Читаем Три путешествия полностью

ПУТЕШЕСТВИЕ В ТАРТУ И ОБРАТНО

(Запоздалая хроника. Ноябрь 1993)

Еще подобно царство небесное дырявому мешку.

Ранний апокриф

1

Объявили то, что, в общем-то, уже давно ожидалось: Юрий Михайлович умер. Сам он не скрывал, что оставшиеся ему годы, после смерти Зары Григорьевны, он видит как эпилог — и, вероятно, не слишком пространный.

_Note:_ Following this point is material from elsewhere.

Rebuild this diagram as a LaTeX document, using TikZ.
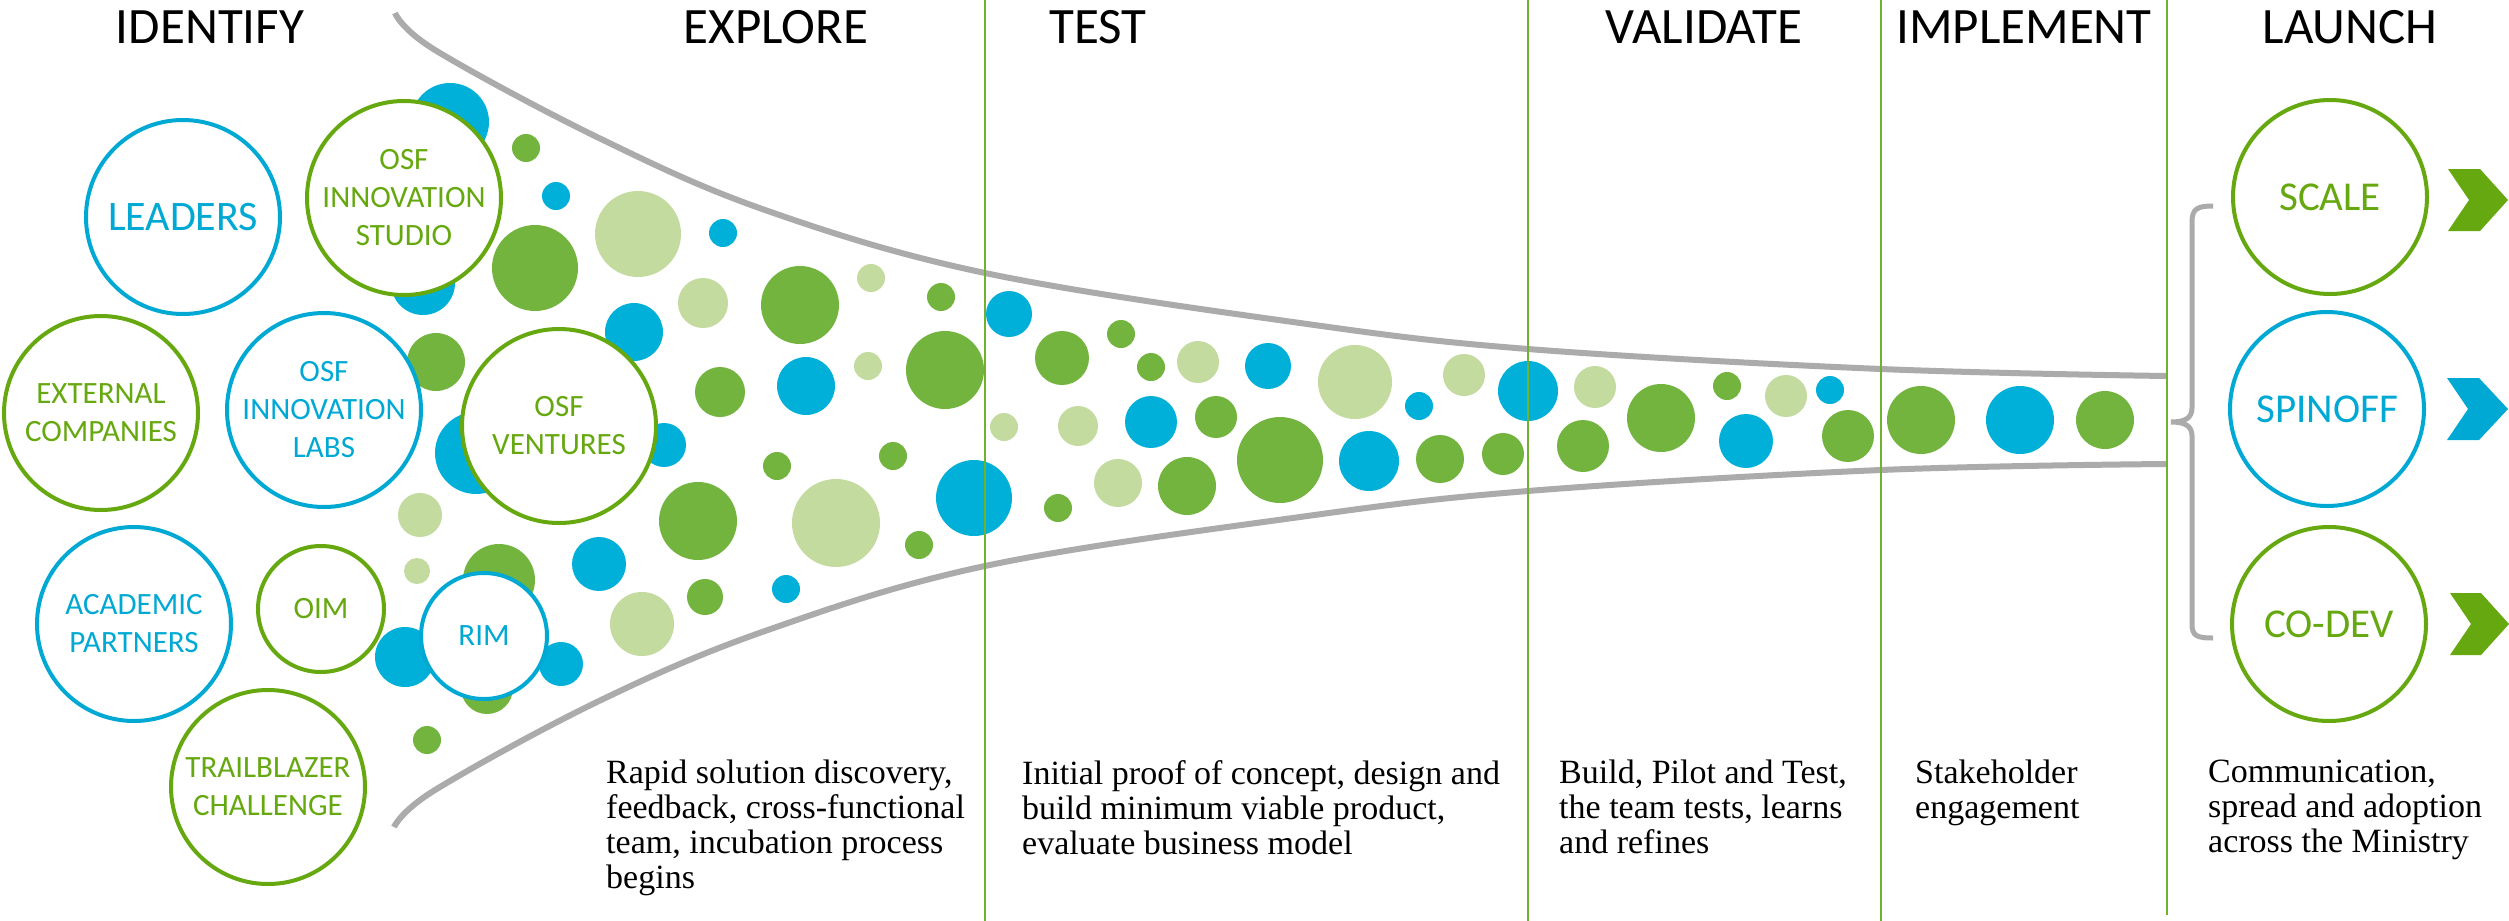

Эпилог! На языке классической драмы жизнь человека при позднем социализме состояла из двух частей: из несколько затянутой экспозиции — и непосредственно следующего за ней финала, многоступенчатого и многолетнего, финала длиной во взрослую жизнь. Кульминации и развязки не предполагалось: для этих композиционных узлов необходим герой, необходимо действие. Что же говорить об эпилоге. Редко дело доходило до завязки. «Вся жизнь впереди!» пел в своей вечной экспозиции человек тех лет, а про себя знал: ах, давно, давно и необратимо позади. Да впрочем, и позади — что там было? было ли вообще что-нибудь, как заметил классик этой литературы?

Известие о кончине Юрия Михайловича произвело ясное впечатление, оптическое и звуковое: свет потушен, музыка голосов рассыпалась и стихла, гости расходятся. Ассамблея кончилась. И уже во внешней темноте, где, как всегда, непогода и бездорожье, оглядываясь на опустевшие окна, мы не верим себе, что только что было так хорошо.

Свет — или блеск? возразит мне кто-нибудь: свет ума или блеск интеллекта? Пускай блеск, отвечу я, но попробуйте блистать в наших окрестностях — посмотрим, что у вас получится. В глухие дни нашей юности, во времена тусклые и мутные, среди косноязычия, неуклюжести и тяжелой несообщительности — нет, все-таки не блестела: сияла нам далекая рабочая лампа в почти иностранном Тарту. Блеск Школы Лотмана, поздний свет Просвещения, грация свободной мысли и прелесть обхождения своих людей.

О, грозный быт семидесятых! На передовой линии борьбы за мир, на идеологическом фронте («Работники идеологического фронта! Крепите…» — так приветствовал входящего Институт информации, куда я носила свои рефераты, секретные обзоры американского достоевсковедения: «Работники идеологического фронта! Крепите…» не помню, что именно следовало крепить). Вы не забыли еще этих вещиц отечественного производства? Каждая мыльница глядела танком, снятым с вооружения за моральную устарелость. Как правило, все эти вещи не очень открывались и закрывались, пачкали руки, прищемляли пальцы, но боевое свое задание они исполняли и на последнем дыхании: они смотрели тебе в душу прямыми глазами Родины: Руки вверх! ни с места!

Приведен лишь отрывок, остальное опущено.